▸ AVAILABLE DATA
>> BEGIN
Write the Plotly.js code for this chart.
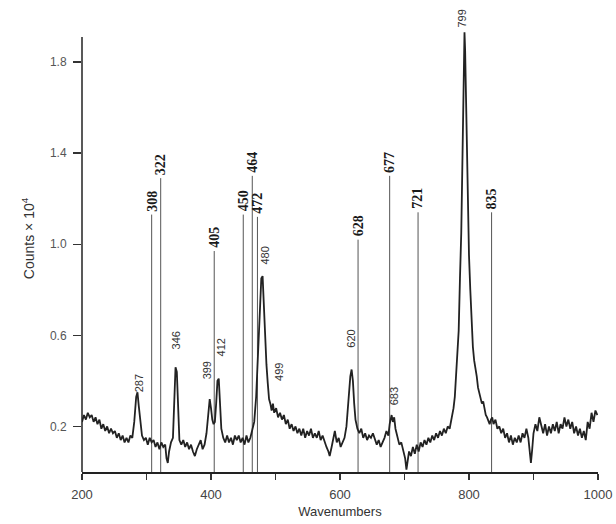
<!DOCTYPE html>
<html>
<head>
<meta charset="utf-8">
<script src="https://cdn.plot.ly/plotly-3.0.1.min.js"></script>
<style>html,body{margin:0;padding:0;background:#fff;}#chart{width:616px;height:524px;}</style>
</head>
<body>
<div id="chart"></div>
<script>
// Spectrum (wavenumber, counts x 10^4)
const wavenumber = [200,203,206,209,212,215,218,221,224,227,230,233,236,239,242,245,248,251,254,257,260,263,266,269,272,275,278,281,284,286,288,290,293,296,299,302,305,308,311,314,317,320,323,326,329,331,333,335,338,341,343,345,347,349,351,354,357,360,363,366,369,372,375,378,381,384,387,390,393,396,398,400,402,404,406,408,410,412,414,416,419,422,425,428,431,434,437,440,443,446,449,452,455,458,461,464,467,470,472,474,476,478,480,482,484,486,488,490,492,494,496,498,501,504,507,510,513,516,519,522,525,528,531,534,537,540,543,546,549,552,555,558,561,564,567,570,573,576,579,582,584,587,590,592,595,598,601,604,607,610,613,616,618,620,622,624,627,630,633,636,639,642,645,648,651,654,657,660,663,666,669,672,675,677,680,682,684,686,689,692,695,698,701,703,705,707,710,713,716,719,722,725,728,731,734,737,740,743,746,749,752,755,758,761,764,767,770,773,776,778,780,782,784,786,788,790,792,793,794,796,798,800,802,804,806,808,810,812,814,816,818,820,822,824,826,828,830,832,834,836,838,841,844,847,850,853,856,859,862,865,868,871,874,877,880,883,886,889,892,894,896,898,900,903,906,909,912,915,918,921,924,927,930,933,936,939,942,945,948,951,954,957,960,963,966,969,972,975,978,981,984,987,990,993,996,999];
const counts = [0.22,0.25,0.23,0.26,0.24,0.25,0.22,0.24,0.21,0.23,0.19,0.21,0.18,0.20,0.17,0.19,0.17,0.18,0.15,0.17,0.14,0.16,0.13,0.15,0.13,0.16,0.15,0.22,0.33,0.35,0.29,0.23,0.16,0.14,0.15,0.12,0.15,0.13,0.14,0.11,0.13,0.10,0.13,0.11,0.12,0.06,0.04,0.09,0.13,0.15,0.30,0.46,0.44,0.25,0.14,0.12,0.14,0.11,0.13,0.10,0.12,0.09,0.07,0.10,0.12,0.14,0.10,0.12,0.17,0.27,0.32,0.28,0.23,0.21,0.22,0.30,0.40,0.41,0.30,0.19,0.15,0.13,0.16,0.13,0.15,0.12,0.16,0.14,0.16,0.13,0.15,0.12,0.16,0.13,0.15,0.18,0.22,0.33,0.45,0.62,0.75,0.85,0.86,0.72,0.58,0.47,0.39,0.32,0.30,0.27,0.30,0.26,0.28,0.24,0.26,0.23,0.25,0.21,0.23,0.19,0.21,0.18,0.20,0.17,0.19,0.16,0.19,0.15,0.18,0.16,0.19,0.15,0.17,0.15,0.18,0.14,0.16,0.13,0.11,0.09,0.07,0.11,0.15,0.18,0.13,0.15,0.11,0.13,0.15,0.20,0.32,0.42,0.45,0.40,0.30,0.23,0.19,0.17,0.19,0.15,0.17,0.14,0.16,0.15,0.17,0.14,0.12,0.14,0.11,0.13,0.15,0.18,0.16,0.21,0.25,0.22,0.24,0.19,0.16,0.12,0.13,0.09,0.06,0.01,0.05,0.09,0.07,0.11,0.08,0.12,0.09,0.13,0.11,0.14,0.12,0.15,0.13,0.16,0.14,0.17,0.15,0.18,0.16,0.19,0.17,0.20,0.19,0.23,0.28,0.33,0.42,0.52,0.62,0.85,1.05,1.40,1.80,1.93,1.85,1.50,1.18,0.95,0.80,0.66,0.55,0.49,0.46,0.42,0.37,0.35,0.33,0.30,0.31,0.27,0.25,0.24,0.22,0.21,0.23,0.24,0.21,0.23,0.19,0.20,0.17,0.19,0.15,0.17,0.13,0.16,0.12,0.15,0.13,0.16,0.13,0.17,0.15,0.19,0.15,0.08,0.04,0.10,0.17,0.21,0.18,0.24,0.20,0.17,0.21,0.16,0.20,0.17,0.21,0.18,0.22,0.17,0.21,0.19,0.24,0.20,0.23,0.19,0.22,0.17,0.20,0.16,0.19,0.15,0.18,0.14,0.22,0.19,0.26,0.22,0.27,0.25];

// Assigned bands marked with a vertical line
const lineBands = [308,322,405,450,464,472,628,677,721,835];
const lineTops  = [1.13,1.29,0.97,1.13,1.30,1.12,1.02,1.30,1.14,1.14];

// Peak labels without a line
const peakLabels = ['287','346','399','412','480','499','620','683','799'];
const peakLabelX = [288,346,393,416,483,505,618,684,790];
const peakLabelY = [0.34,0.53,0.40,0.50,0.90,0.39,0.535,0.285,1.94];

// Axis ticks
const xTicks = [200,400,600,800,1000];
const xTickText = ['200','400','600','800','1000'];
const xMinorStep = 100;
const yTicks = [0.2,0.6,1.0,1.4,1.8];
const yTickText = ['0.2','0.6','1.0','1.4','1.8'];
const yAxisTop = 1.91;

const lx = [], ly = [];
lineBands.forEach((b, i) => { lx.push(b, b, null); ly.push(0, lineTops[i], null); });

const traces = [
  {x: lx, y: ly, type: 'scatter', mode: 'lines', line: {color: '#555', width: 1}, hoverinfo: 'skip', showlegend: false},
  {x: wavenumber, y: counts, type: 'scatter', mode: 'lines', line: {color: '#222', width: 1.8}, showlegend: false}
];

const annotations = [];
lineBands.forEach((b, i) => annotations.push({
  x: b, y: lineTops[i], xref: 'x', yref: 'y', text: String(b), showarrow: false,
  textangle: -90, xanchor: 'center', yanchor: 'bottom', yshift: 1,
  font: {family: 'Liberation Serif, serif', size: 14, color: '#1a1a1a', weight: 'bold'}
}));
peakLabels.forEach((t, i) => annotations.push({
  x: peakLabelX[i], y: peakLabelY[i], xref: 'x', yref: 'y', text: t, showarrow: false,
  textangle: -90, xanchor: 'center', yanchor: 'bottom',
  font: {family: 'Liberation Sans, Arial, sans-serif', size: 11, color: '#333'}
}));

const layout = {
  width: 616, height: 524,
  margin: {l: 82, r: 18, t: 5, b: 52},
  paper_bgcolor: '#fff', plot_bgcolor: '#fff',
  font: {family: 'Liberation Sans, Arial, sans-serif', color: '#444', size: 13},
  xaxis: {
    range: [200, 1000], tickvals: xTicks, ticktext: xTickText,
    ticks: 'outside', ticklen: 6, tickwidth: 1.2, tickcolor: '#333',
    minor: {dtick: xMinorStep, tick0: 200, ticks: 'outside', ticklen: 6, tickwidth: 1.2, tickcolor: '#333', showgrid: false},
    showline: true, linecolor: '#222', linewidth: 1.5, showgrid: false, zeroline: false,
    ticklabelstandoff: 4,
    tickfont: {size: 13, color: '#444'},
    title: {text: 'Wavenumbers', font: {size: 13, color: '#333'}, standoff: 6}
  },
  yaxis: {
    range: [0, 2.05], tickvals: yTicks, ticktext: yTickText,
    ticks: 'outside', ticklen: 8, tickwidth: 1.2, tickcolor: '#333',
    showline: false, showgrid: false, zeroline: false,
    ticklabelstandoff: 4,
    tickfont: {size: 12, color: '#555'},
    title: {text: 'Counts \u00d7 10<sup>4</sup>', font: {size: 14, color: '#333'}, standoff: 12}
  },
  shapes: [{type: 'line', xref: 'paper', yref: 'y', x0: 0, x1: 0, y0: 0, y1: yAxisTop,
            line: {color: '#222', width: 1.5}}],
  annotations: annotations
};

Plotly.newPlot('chart', traces, layout, {displayModeBar: false, staticPlot: true});
</script>
</body>
</html>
>> END
▸ WHAT YOU WILL DO
Reproduce the whole listing word for word, setting aside any pictures.

▸ RESULT FOR THIS TASK
Write the Plotly.js code for this chart.
<!DOCTYPE html>
<html>
<head>
<meta charset="utf-8">
<script src="https://cdn.plot.ly/plotly-3.0.1.min.js"></script>
<style>html,body{margin:0;padding:0;background:#fff;}#chart{width:616px;height:524px;}</style>
</head>
<body>
<div id="chart"></div>
<script>
// Spectrum (wavenumber, counts x 10^4)
const wavenumber = [200,203,206,209,212,215,218,221,224,227,230,233,236,239,242,245,248,251,254,257,260,263,266,269,272,275,278,281,284,286,288,290,293,296,299,302,305,308,311,314,317,320,323,326,329,331,333,335,338,341,343,345,347,349,351,354,357,360,363,366,369,372,375,378,381,384,387,390,393,396,398,400,402,404,406,408,410,412,414,416,419,422,425,428,431,434,437,440,443,446,449,452,455,458,461,464,467,470,472,474,476,478,480,482,484,486,488,490,492,494,496,498,501,504,507,510,513,516,519,522,525,528,531,534,537,540,543,546,549,552,555,558,561,564,567,570,573,576,579,582,584,587,590,592,595,598,601,604,607,610,613,616,618,620,622,624,627,630,633,636,639,642,645,648,651,654,657,660,663,666,669,672,675,677,680,682,684,686,689,692,695,698,701,703,705,707,710,713,716,719,722,725,728,731,734,737,740,743,746,749,752,755,758,761,764,767,770,773,776,778,780,782,784,786,788,790,792,793,794,796,798,800,802,804,806,808,810,812,814,816,818,820,822,824,826,828,830,832,834,836,838,841,844,847,850,853,856,859,862,865,868,871,874,877,880,883,886,889,892,894,896,898,900,903,906,909,912,915,918,921,924,927,930,933,936,939,942,945,948,951,954,957,960,963,966,969,972,975,978,981,984,987,990,993,996,999];
const counts = [0.22,0.25,0.23,0.26,0.24,0.25,0.22,0.24,0.21,0.23,0.19,0.21,0.18,0.20,0.17,0.19,0.17,0.18,0.15,0.17,0.14,0.16,0.13,0.15,0.13,0.16,0.15,0.22,0.33,0.35,0.29,0.23,0.16,0.14,0.15,0.12,0.15,0.13,0.14,0.11,0.13,0.10,0.13,0.11,0.12,0.06,0.04,0.09,0.13,0.15,0.30,0.46,0.44,0.25,0.14,0.12,0.14,0.11,0.13,0.10,0.12,0.09,0.07,0.10,0.12,0.14,0.10,0.12,0.17,0.27,0.32,0.28,0.23,0.21,0.22,0.30,0.40,0.41,0.30,0.19,0.15,0.13,0.16,0.13,0.15,0.12,0.16,0.14,0.16,0.13,0.15,0.12,0.16,0.13,0.15,0.18,0.22,0.33,0.45,0.62,0.75,0.85,0.86,0.72,0.58,0.47,0.39,0.32,0.30,0.27,0.30,0.26,0.28,0.24,0.26,0.23,0.25,0.21,0.23,0.19,0.21,0.18,0.20,0.17,0.19,0.16,0.19,0.15,0.18,0.16,0.19,0.15,0.17,0.15,0.18,0.14,0.16,0.13,0.11,0.09,0.07,0.11,0.15,0.18,0.13,0.15,0.11,0.13,0.15,0.20,0.32,0.42,0.45,0.40,0.30,0.23,0.19,0.17,0.19,0.15,0.17,0.14,0.16,0.15,0.17,0.14,0.12,0.14,0.11,0.13,0.15,0.18,0.16,0.21,0.25,0.22,0.24,0.19,0.16,0.12,0.13,0.09,0.06,0.01,0.05,0.09,0.07,0.11,0.08,0.12,0.09,0.13,0.11,0.14,0.12,0.15,0.13,0.16,0.14,0.17,0.15,0.18,0.16,0.19,0.17,0.20,0.19,0.23,0.28,0.33,0.42,0.52,0.62,0.85,1.05,1.40,1.80,1.93,1.85,1.50,1.18,0.95,0.80,0.66,0.55,0.49,0.46,0.42,0.37,0.35,0.33,0.30,0.31,0.27,0.25,0.24,0.22,0.21,0.23,0.24,0.21,0.23,0.19,0.20,0.17,0.19,0.15,0.17,0.13,0.16,0.12,0.15,0.13,0.16,0.13,0.17,0.15,0.19,0.15,0.08,0.04,0.10,0.17,0.21,0.18,0.24,0.20,0.17,0.21,0.16,0.20,0.17,0.21,0.18,0.22,0.17,0.21,0.19,0.24,0.20,0.23,0.19,0.22,0.17,0.20,0.16,0.19,0.15,0.18,0.14,0.22,0.19,0.26,0.22,0.27,0.25];

// Assigned bands marked with a vertical line
const lineBands = [308,322,405,450,464,472,628,677,721,835];
const lineTops  = [1.13,1.29,0.97,1.13,1.30,1.12,1.02,1.30,1.14,1.14];

// Peak labels without a line
const peakLabels = ['287','346','399','412','480','499','620','683','799'];
const peakLabelX = [288,346,393,416,483,505,618,684,790];
const peakLabelY = [0.34,0.53,0.40,0.50,0.90,0.39,0.535,0.285,1.94];

// Axis ticks
const xTicks = [200,400,600,800,1000];
const xTickText = ['200','400','600','800','1000'];
const xMinorStep = 100;
const yTicks = [0.2,0.6,1.0,1.4,1.8];
const yTickText = ['0.2','0.6','1.0','1.4','1.8'];
const yAxisTop = 1.91;

const lx = [], ly = [];
lineBands.forEach((b, i) => { lx.push(b, b, null); ly.push(0, lineTops[i], null); });

const traces = [
  {x: lx, y: ly, type: 'scatter', mode: 'lines', line: {color: '#555', width: 1}, hoverinfo: 'skip', showlegend: false},
  {x: wavenumber, y: counts, type: 'scatter', mode: 'lines', line: {color: '#222', width: 1.8}, showlegend: false}
];

const annotations = [];
lineBands.forEach((b, i) => annotations.push({
  x: b, y: lineTops[i], xref: 'x', yref: 'y', text: String(b), showarrow: false,
  textangle: -90, xanchor: 'center', yanchor: 'bottom', yshift: 1,
  font: {family: 'Liberation Serif, serif', size: 14, color: '#1a1a1a', weight: 'bold'}
}));
peakLabels.forEach((t, i) => annotations.push({
  x: peakLabelX[i], y: peakLabelY[i], xref: 'x', yref: 'y', text: t, showarrow: false,
  textangle: -90, xanchor: 'center', yanchor: 'bottom',
  font: {family: 'Liberation Sans, Arial, sans-serif', size: 11, color: '#333'}
}));

const layout = {
  width: 616, height: 524,
  margin: {l: 82, r: 18, t: 5, b: 52},
  paper_bgcolor: '#fff', plot_bgcolor: '#fff',
  font: {family: 'Liberation Sans, Arial, sans-serif', color: '#444', size: 13},
  xaxis: {
    range: [200, 1000], tickvals: xTicks, ticktext: xTickText,
    ticks: 'outside', ticklen: 6, tickwidth: 1.2, tickcolor: '#333',
    minor: {dtick: xMinorStep, tick0: 200, ticks: 'outside', ticklen: 6, tickwidth: 1.2, tickcolor: '#333', showgrid: false},
    showline: true, linecolor: '#222', linewidth: 1.5, showgrid: false, zeroline: false,
    ticklabelstandoff: 4,
    tickfont: {size: 13, color: '#444'},
    title: {text: 'Wavenumbers', font: {size: 13, color: '#333'}, standoff: 6}
  },
  yaxis: {
    range: [0, 2.05], tickvals: yTicks, ticktext: yTickText,
    ticks: 'outside', ticklen: 8, tickwidth: 1.2, tickcolor: '#333',
    showline: false, showgrid: false, zeroline: false,
    ticklabelstandoff: 4,
    tickfont: {size: 12, color: '#555'},
    title: {text: 'Counts \u00d7 10<sup>4</sup>', font: {size: 14, color: '#333'}, standoff: 12}
  },
  shapes: [{type: 'line', xref: 'paper', yref: 'y', x0: 0, x1: 0, y0: 0, y1: yAxisTop,
            line: {color: '#222', width: 1.5}}],
  annotations: annotations
};

Plotly.newPlot('chart', traces, layout, {displayModeBar: false, staticPlot: true});
</script>
</body>
</html>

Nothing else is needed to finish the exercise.